Could the lines from the start of the data through the line with "ytick_labels = ['0', '2" be set down exactly, with no pictures among them?

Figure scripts

--- BEGIN ---

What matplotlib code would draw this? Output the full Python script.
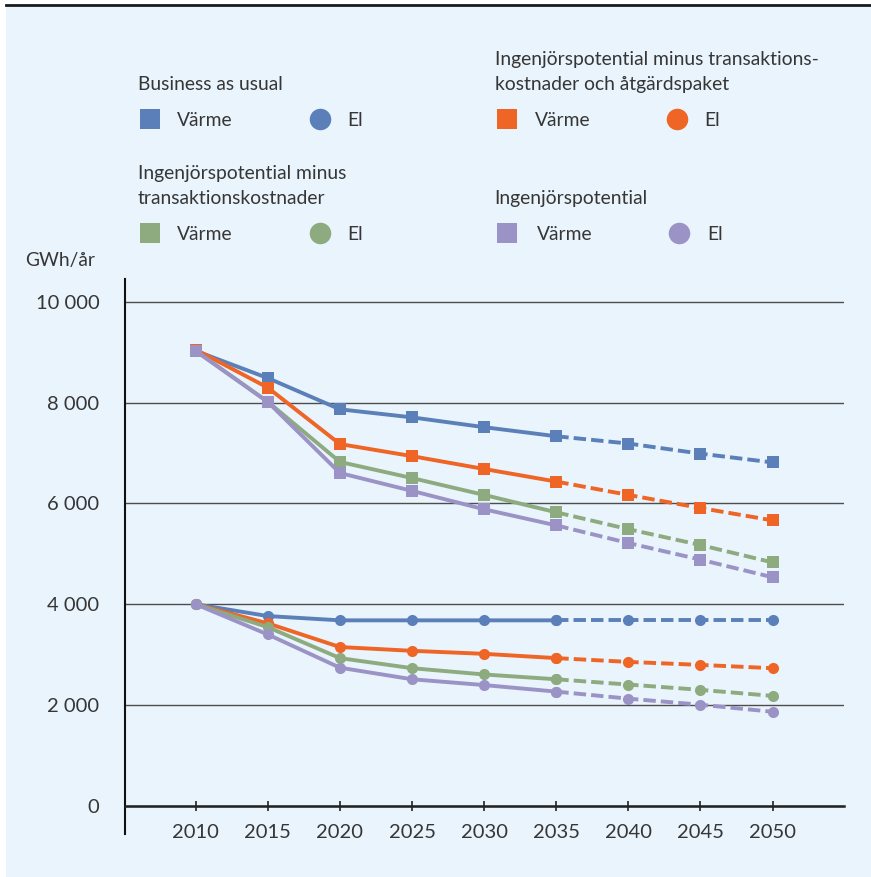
import matplotlib
matplotlib.use("Agg")
from matplotlib import pyplot as plt
from matplotlib.patches import Rectangle
from matplotlib.lines import Line2D
import numpy as np

plt.rcParams['font.family'] = ['Lato', 'DejaVu Sans']

years = [2010, 2015, 2020, 2025, 2030, 2035, 2040, 2045, 2050]

# GWh/år, värme
varme_bau = [9030, 8490, 7870, 7710, 7515, 7335, 7190, 6990, 6815]
varme_ing_tk_ap = [9055, 8300, 7180, 6940, 6685, 6435, 6170, 5910, 5665]
varme_ing_tk = [9030, 8020, 6825, 6505, 6170, 5825, 5490, 5175, 4830]
varme_ing = [9030, 8015, 6605, 6250, 5885, 5565, 5215, 4885, 4535]

# GWh/år, el
el_bau = [4000, 3765, 3680, 3680, 3680, 3680, 3680, 3680, 3680]
el_ing_tk_ap = [4000, 3620, 3150, 3075, 3015, 2930, 2855, 2795, 2730]
el_ing_tk = [4000, 3545, 2930, 2730, 2605, 2510, 2405, 2300, 2180]
el_ing = [4000, 3400, 2740, 2510, 2395, 2265, 2125, 2005, 1865]

yticks = [0, 2000, 4000, 6000, 8000, 10000]
ytick_labels = ['0', '2 000', '4 000', '6 000', '8 000', '10 000']

c_bau = '#5b80b9'
c_ap = '#ee6526'
c_tk = '#8dab7f'
c_ing = '#9b93c5'
bg = '#e9f4fc'
txt = '#363636'

W, H = 871, 877
fig = plt.figure(figsize=(W / 100, H / 100), dpi=100)
fig.patch.set_facecolor('white')
fig.add_artist(Rectangle((6 / W, 0), 1 - 6 / W, 1 - 6 / H, transform=fig.transFigure,
                         facecolor=bg, edgecolor='none', zorder=-10))
fig.add_artist(Line2D([6 / W, 1], [1 - 5 / H, 1 - 5 / H], transform=fig.transFigure,
                      color='#1a1a1a', lw=2))

ax = fig.add_axes([125 / W, 43 / H, 719 / W, 555 / H])
ax.set_facecolor('none')
ax.set_xlim(2005.1, 2054.95)
ax.set_ylim(-562, 10457)

series = [
    (varme_bau, c_bau, 's'), (el_bau, c_bau, 'o'),
    (varme_ing_tk_ap, c_ap, 's'), (el_ing_tk_ap, c_ap, 'o'),
    (varme_ing_tk, c_tk, 's'), (el_ing_tk, c_tk, 'o'),
    (varme_ing, c_ing, 's'), (el_ing, c_ing, 'o'),
]
z = 3
for vals, col, mk in series:
    ms = 8.3 if mk == 's' else 8.0
    # solid fram till 2035, streckat därefter
    ax.plot(years[:6], vals[:6], color=col, lw=2.8, marker=mk, ms=ms, mew=0, zorder=z)
    ax.plot(years[5:], vals[5:], color=col, lw=2.8, ls=(0, (3.2, 1.3)), marker=mk, ms=ms,
            mew=0, zorder=z)
    z += 0.1

ax.set_yticks(yticks)
ax.set_yticklabels(ytick_labels)
ax.set_xticks(years)
ax.yaxis.grid(True, color='#4d4d4d', lw=1.0, zorder=1)
ax.set_axisbelow(True)

for s in ['top', 'right']:
    ax.spines[s].set_visible(False)
ax.spines['bottom'].set_position(('data', 0))
ax.spines['bottom'].set_color('#222222')
ax.spines['bottom'].set_linewidth(1.8)
ax.spines['left'].set_color('#111111')
ax.spines['left'].set_linewidth(1.5)
ax.tick_params(axis='y', length=0, pad=18.5, labelsize=14.5, labelcolor=txt)
ax.tick_params(axis='x', direction='inout', length=7, width=1.2, color='#222222',
               pad=10, labelsize=14.5, labelcolor=txt)

# teckenförklaring och enhet i pixelkoordinater
lg = fig.add_axes([0, 0, 1, 1], zorder=5)
lg.set_xlim(0, W)
lg.set_ylim(H, 0)
lg.axis('off')

def head(x, y, s):
    lg.text(x, y, s, fontsize=13.9, color=txt, va='baseline', ha='left')

def row(xsq, xv, xc, xe, y, col):
    lg.plot([xsq], [y - 7], marker='s', ms=15, mew=0, color=col)
    lg.plot([xc], [y - 7], marker='o', ms=15.5, mew=0, color=col)
    head(xv, y, 'Värme')
    head(xe, y, 'El')

head(137.5, 90, 'Business as usual')
row(149.5, 177, 320, 347, 125.5, c_bau)
head(494.5, 65, 'Ingenjörspotential minus transaktions-')
head(494.5, 90, 'kostnader och åtgärdspaket')
row(506.5, 534.5, 677, 704.5, 125.5, c_ap)
head(137.5, 179.5, 'Ingenjörspotential minus')
head(137.5, 203.5, 'transaktionskostnader')
row(149.5, 177, 320, 347, 239.5, c_tk)
head(494.5, 204, 'Ingenjörspotential')
row(506.5, 537, 679, 707, 239.5, c_ing)
head(25, 266, 'GWh/år')

fig.savefig('out.png', dpi=100, facecolor=fig.get_facecolor())
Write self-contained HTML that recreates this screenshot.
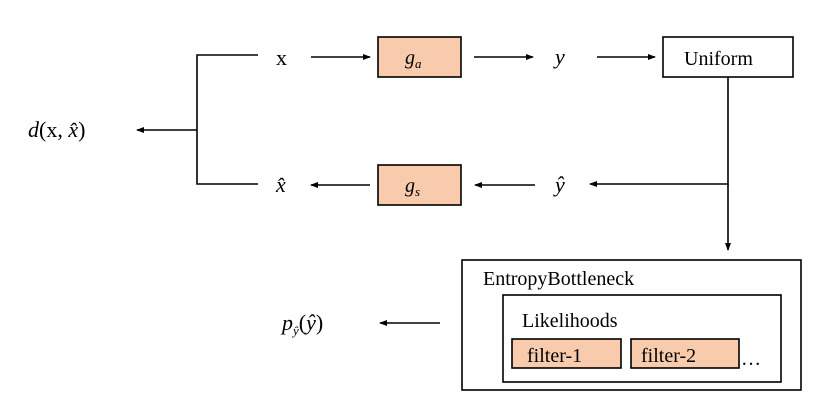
<!DOCTYPE html>
<html><head><style>
body{margin:0;background:#fff;}
svg text{font-family:"Liberation Serif",serif;}
</style></head><body>
<svg width="827" height="407" viewBox="0 0 827 407" xmlns="http://www.w3.org/2000/svg">
<defs><marker id="a" markerWidth="8" markerHeight="6" refX="7" refY="3" orient="auto" markerUnits="userSpaceOnUse"><path d="M0,0 L8,3 L0,6 Z" fill="#000"/></marker></defs>
<g stroke="#000" stroke-width="1.6" fill="none">
<polyline points="258,55 197,55 197,184 258,184"/>
<line x1="197" y1="130" x2="137" y2="130" marker-end="url(#a)"/>
<line x1="311" y1="57" x2="370" y2="57" marker-end="url(#a)"/>
<line x1="474" y1="57" x2="533" y2="57" marker-end="url(#a)"/>
<line x1="597" y1="57" x2="655" y2="57" marker-end="url(#a)"/>
<polyline points="728,77 728,184 590,184" marker-end="url(#a)"/>
<line x1="728" y1="184" x2="728" y2="250" marker-end="url(#a)"/>
<line x1="535" y1="185" x2="475" y2="185" marker-end="url(#a)"/>
<line x1="370" y1="185" x2="311" y2="185" marker-end="url(#a)"/>
<line x1="440" y1="323" x2="380" y2="323" marker-end="url(#a)"/>
</g>
<g stroke="#000" stroke-width="1.6">
<rect x="378" y="37" width="83" height="40" fill="#f8cbad"/>
<rect x="378" y="165" width="83" height="40" fill="#f8cbad"/>
<rect x="663" y="37" width="130" height="40" fill="#fff"/>
<rect x="462" y="260" width="339" height="130" fill="#fff"/>
<rect x="503" y="295" width="278" height="87" fill="#fff"/>
<rect x="512" y="339" width="109" height="29" fill="#f8cbad"/>
<rect x="631" y="339" width="108" height="29" fill="#f8cbad"/>
</g>
<g font-size="22" fill="#000">
<text x="276" y="65">x</text>
<text x="405" y="64" font-style="italic" font-size="20">g<tspan font-size="13" dy="4">a</tspan></text>
<text x="405" y="192" font-style="italic" font-size="20">g<tspan font-size="13" dy="4">s</tspan></text>
<text x="555" y="64" font-style="italic">y</text>
<text x="555" y="192" font-style="italic">ŷ</text>
<text x="276" y="192" font-style="italic">x̂</text>
<text x="28" y="137"><tspan font-style="italic">d</tspan>(x, <tspan font-style="italic">x̂</tspan>)</text>
<text x="282" y="330"><tspan font-style="italic">p</tspan><tspan font-size="13" font-style="italic" dy="5">ŷ</tspan><tspan dy="-5">(</tspan><tspan font-style="italic">ŷ</tspan>)</text>
</g>
<g font-size="20" fill="#000">
<text x="684" y="65">Uniform</text>
<text x="483" y="285">EntropyBottleneck</text>
<text x="522" y="327">Likelihoods</text>
<text x="527" y="362">filter-1</text>
<text x="641" y="362">filter-2</text>
<text x="741" y="365">…</text>
</g>
</svg>
</body></html>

--- END ---

**WRITTEN SOLUTION:**
What matplotlib code would draw this? Output the full Python script.
import matplotlib
matplotlib.use("Agg")
from matplotlib import pyplot as plt
from matplotlib.patches import Rectangle
from matplotlib.lines import Line2D
import numpy as np

plt.rcParams['font.family'] = ['Lato', 'DejaVu Sans']

years = [2010, 2015, 2020, 2025, 2030, 2035, 2040, 2045, 2050]

# GWh/år, värme
varme_bau = [9030, 8490, 7870, 7710, 7515, 7335, 7190, 6990, 6815]
varme_ing_tk_ap = [9055, 8300, 7180, 6940, 6685, 6435, 6170, 5910, 5665]
varme_ing_tk = [9030, 8020, 6825, 6505, 6170, 5825, 5490, 5175, 4830]
varme_ing = [9030, 8015, 6605, 6250, 5885, 5565, 5215, 4885, 4535]

# GWh/år, el
el_bau = [4000, 3765, 3680, 3680, 3680, 3680, 3680, 3680, 3680]
el_ing_tk_ap = [4000, 3620, 3150, 3075, 3015, 2930, 2855, 2795, 2730]
el_ing_tk = [4000, 3545, 2930, 2730, 2605, 2510, 2405, 2300, 2180]
el_ing = [4000, 3400, 2740, 2510, 2395, 2265, 2125, 2005, 1865]

yticks = [0, 2000, 4000, 6000, 8000, 10000]
ytick_labels = ['0', '2 000', '4 000', '6 000', '8 000', '10 000']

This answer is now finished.